## What to produce
Stop after the line containing "from matplotlib.patches import Rectangle": print each line exactly from the first line of the listing up to that point.

────────────────────

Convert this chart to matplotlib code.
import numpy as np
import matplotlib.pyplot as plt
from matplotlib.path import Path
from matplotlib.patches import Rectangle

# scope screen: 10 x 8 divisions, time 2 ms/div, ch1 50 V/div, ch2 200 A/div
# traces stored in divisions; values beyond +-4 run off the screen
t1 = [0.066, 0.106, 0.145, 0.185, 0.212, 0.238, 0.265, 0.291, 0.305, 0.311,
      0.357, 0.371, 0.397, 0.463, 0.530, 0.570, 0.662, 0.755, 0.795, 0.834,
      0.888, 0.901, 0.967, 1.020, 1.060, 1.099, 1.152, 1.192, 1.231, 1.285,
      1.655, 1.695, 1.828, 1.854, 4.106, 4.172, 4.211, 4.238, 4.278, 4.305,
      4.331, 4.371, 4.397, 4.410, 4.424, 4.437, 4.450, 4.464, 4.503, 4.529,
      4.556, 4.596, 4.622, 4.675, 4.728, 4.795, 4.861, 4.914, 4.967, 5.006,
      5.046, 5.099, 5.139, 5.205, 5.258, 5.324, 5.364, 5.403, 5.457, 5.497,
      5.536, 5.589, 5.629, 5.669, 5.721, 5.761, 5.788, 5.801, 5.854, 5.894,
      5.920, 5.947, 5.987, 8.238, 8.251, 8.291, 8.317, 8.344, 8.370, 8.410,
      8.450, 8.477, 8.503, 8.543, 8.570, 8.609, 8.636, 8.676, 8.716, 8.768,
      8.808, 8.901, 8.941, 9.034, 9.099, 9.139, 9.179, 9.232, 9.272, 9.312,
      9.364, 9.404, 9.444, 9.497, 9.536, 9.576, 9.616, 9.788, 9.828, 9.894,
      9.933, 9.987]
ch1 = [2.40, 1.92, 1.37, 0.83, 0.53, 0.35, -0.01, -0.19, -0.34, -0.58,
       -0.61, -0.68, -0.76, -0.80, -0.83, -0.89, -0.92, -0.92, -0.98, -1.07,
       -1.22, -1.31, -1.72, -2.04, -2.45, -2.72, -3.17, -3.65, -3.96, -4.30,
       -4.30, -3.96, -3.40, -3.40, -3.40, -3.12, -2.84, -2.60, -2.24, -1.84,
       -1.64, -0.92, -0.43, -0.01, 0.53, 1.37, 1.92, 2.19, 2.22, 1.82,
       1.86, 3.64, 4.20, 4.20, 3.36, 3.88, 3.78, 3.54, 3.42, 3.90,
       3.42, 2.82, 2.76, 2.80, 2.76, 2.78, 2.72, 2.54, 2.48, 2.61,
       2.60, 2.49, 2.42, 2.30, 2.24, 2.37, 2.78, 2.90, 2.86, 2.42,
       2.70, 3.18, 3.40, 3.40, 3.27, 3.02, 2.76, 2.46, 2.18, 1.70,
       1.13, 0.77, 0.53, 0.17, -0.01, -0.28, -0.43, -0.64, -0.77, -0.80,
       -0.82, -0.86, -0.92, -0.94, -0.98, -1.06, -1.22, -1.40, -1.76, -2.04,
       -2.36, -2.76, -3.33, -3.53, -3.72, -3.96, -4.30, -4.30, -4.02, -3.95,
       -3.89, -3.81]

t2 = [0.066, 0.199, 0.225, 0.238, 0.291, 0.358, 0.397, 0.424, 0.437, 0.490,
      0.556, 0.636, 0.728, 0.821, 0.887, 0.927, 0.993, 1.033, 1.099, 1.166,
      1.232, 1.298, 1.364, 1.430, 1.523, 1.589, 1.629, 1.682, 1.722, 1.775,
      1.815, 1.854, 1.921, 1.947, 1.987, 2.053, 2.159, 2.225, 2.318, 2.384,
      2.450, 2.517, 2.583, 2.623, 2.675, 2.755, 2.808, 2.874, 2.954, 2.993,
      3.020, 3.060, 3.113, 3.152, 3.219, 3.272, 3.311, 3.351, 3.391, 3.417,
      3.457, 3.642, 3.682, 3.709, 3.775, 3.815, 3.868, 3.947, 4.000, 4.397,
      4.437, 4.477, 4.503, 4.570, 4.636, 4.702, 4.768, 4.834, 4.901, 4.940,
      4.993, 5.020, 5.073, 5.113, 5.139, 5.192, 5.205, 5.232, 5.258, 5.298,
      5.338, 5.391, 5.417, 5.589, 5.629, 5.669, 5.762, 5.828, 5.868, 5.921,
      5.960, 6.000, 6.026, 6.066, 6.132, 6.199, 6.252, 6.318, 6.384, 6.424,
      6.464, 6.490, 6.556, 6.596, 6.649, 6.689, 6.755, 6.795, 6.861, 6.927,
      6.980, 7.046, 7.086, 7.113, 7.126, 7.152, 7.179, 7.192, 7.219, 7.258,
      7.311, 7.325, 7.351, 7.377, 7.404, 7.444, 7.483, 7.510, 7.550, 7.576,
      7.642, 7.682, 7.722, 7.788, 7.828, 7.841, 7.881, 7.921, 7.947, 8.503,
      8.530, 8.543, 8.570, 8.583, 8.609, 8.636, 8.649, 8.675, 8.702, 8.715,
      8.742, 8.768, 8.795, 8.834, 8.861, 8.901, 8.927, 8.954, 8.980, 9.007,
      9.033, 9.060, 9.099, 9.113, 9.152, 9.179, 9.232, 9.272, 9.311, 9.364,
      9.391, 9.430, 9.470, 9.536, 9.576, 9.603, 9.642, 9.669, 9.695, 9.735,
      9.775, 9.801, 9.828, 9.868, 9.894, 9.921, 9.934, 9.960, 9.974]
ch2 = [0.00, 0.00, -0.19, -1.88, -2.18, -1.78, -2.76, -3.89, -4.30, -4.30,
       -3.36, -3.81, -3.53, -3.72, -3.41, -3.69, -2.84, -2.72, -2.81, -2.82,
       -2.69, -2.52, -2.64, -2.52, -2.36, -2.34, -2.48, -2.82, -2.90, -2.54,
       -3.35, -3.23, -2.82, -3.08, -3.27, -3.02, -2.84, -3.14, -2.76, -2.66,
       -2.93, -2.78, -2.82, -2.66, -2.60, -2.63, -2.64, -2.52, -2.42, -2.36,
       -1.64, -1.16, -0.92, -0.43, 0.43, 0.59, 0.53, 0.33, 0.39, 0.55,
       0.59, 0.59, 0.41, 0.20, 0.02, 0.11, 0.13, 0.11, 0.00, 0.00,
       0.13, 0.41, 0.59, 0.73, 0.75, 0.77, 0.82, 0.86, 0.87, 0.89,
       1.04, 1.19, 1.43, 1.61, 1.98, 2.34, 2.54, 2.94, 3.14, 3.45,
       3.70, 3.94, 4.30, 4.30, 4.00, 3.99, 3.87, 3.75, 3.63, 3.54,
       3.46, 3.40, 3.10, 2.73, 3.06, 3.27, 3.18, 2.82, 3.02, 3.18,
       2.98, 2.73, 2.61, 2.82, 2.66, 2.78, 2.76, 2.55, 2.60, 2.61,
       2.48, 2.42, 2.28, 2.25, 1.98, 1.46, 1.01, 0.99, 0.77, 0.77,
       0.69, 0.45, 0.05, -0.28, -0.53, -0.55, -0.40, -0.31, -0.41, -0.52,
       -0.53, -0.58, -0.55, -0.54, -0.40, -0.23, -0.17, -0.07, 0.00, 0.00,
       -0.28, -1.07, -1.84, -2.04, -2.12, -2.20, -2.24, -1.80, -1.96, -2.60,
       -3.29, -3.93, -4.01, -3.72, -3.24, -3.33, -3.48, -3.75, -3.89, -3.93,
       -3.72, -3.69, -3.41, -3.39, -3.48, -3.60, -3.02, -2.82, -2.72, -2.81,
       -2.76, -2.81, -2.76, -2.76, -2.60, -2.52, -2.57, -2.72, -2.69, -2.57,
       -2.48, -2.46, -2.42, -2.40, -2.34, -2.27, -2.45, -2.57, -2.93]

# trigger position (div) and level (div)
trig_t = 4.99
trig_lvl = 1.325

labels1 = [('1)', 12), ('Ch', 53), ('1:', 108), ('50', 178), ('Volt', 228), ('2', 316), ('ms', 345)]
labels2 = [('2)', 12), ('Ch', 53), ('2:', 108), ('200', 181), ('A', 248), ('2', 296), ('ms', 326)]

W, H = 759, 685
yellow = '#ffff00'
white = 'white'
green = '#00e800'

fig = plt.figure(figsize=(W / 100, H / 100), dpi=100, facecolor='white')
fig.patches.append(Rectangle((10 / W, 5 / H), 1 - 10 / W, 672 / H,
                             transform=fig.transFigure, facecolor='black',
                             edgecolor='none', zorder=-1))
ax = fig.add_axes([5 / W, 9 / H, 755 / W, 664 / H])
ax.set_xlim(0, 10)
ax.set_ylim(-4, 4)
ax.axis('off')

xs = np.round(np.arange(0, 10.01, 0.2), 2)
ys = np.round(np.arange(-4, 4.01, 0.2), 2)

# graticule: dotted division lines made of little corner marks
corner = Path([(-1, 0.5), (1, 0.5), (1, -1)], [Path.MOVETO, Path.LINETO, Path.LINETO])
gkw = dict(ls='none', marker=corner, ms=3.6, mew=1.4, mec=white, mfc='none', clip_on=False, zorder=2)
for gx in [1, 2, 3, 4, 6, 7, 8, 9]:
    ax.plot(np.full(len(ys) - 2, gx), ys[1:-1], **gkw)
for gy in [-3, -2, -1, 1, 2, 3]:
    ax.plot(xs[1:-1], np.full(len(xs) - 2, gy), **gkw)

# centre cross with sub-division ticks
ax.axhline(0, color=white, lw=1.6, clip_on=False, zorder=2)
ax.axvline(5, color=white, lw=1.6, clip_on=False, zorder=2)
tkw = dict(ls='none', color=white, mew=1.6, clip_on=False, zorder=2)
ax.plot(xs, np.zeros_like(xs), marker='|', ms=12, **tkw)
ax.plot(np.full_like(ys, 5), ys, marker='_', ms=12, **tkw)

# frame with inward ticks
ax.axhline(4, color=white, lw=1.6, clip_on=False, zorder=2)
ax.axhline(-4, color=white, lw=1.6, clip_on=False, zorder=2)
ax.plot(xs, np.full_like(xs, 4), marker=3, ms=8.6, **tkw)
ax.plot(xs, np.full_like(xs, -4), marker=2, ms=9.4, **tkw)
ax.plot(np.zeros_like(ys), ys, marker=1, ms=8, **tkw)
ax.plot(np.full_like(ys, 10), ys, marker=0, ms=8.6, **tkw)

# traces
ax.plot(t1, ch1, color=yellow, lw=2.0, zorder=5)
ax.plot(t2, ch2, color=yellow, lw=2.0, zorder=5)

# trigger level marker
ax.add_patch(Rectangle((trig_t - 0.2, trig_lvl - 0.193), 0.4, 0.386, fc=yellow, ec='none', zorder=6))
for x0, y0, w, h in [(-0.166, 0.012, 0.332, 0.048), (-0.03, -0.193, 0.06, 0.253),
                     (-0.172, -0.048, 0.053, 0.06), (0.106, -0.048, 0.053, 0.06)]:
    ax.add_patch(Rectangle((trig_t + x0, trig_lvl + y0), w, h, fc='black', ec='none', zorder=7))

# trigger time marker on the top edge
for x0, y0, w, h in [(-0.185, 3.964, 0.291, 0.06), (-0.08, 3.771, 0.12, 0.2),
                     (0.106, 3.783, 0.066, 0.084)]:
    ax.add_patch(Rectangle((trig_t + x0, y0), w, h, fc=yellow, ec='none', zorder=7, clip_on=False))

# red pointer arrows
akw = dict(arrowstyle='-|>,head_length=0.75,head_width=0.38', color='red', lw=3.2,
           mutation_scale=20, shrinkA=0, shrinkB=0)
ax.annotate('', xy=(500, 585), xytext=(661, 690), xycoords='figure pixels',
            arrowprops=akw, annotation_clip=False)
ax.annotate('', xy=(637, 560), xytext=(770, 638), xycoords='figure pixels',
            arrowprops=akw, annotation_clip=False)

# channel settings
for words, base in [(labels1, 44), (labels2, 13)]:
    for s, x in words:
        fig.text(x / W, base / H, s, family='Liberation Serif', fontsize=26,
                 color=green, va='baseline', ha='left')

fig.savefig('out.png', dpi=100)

────────────────────

## Solution to this task
Convert this chart to matplotlib code.
import numpy as np
import matplotlib.pyplot as plt
from matplotlib.path import Path
from matplotlib.patches import Rectangle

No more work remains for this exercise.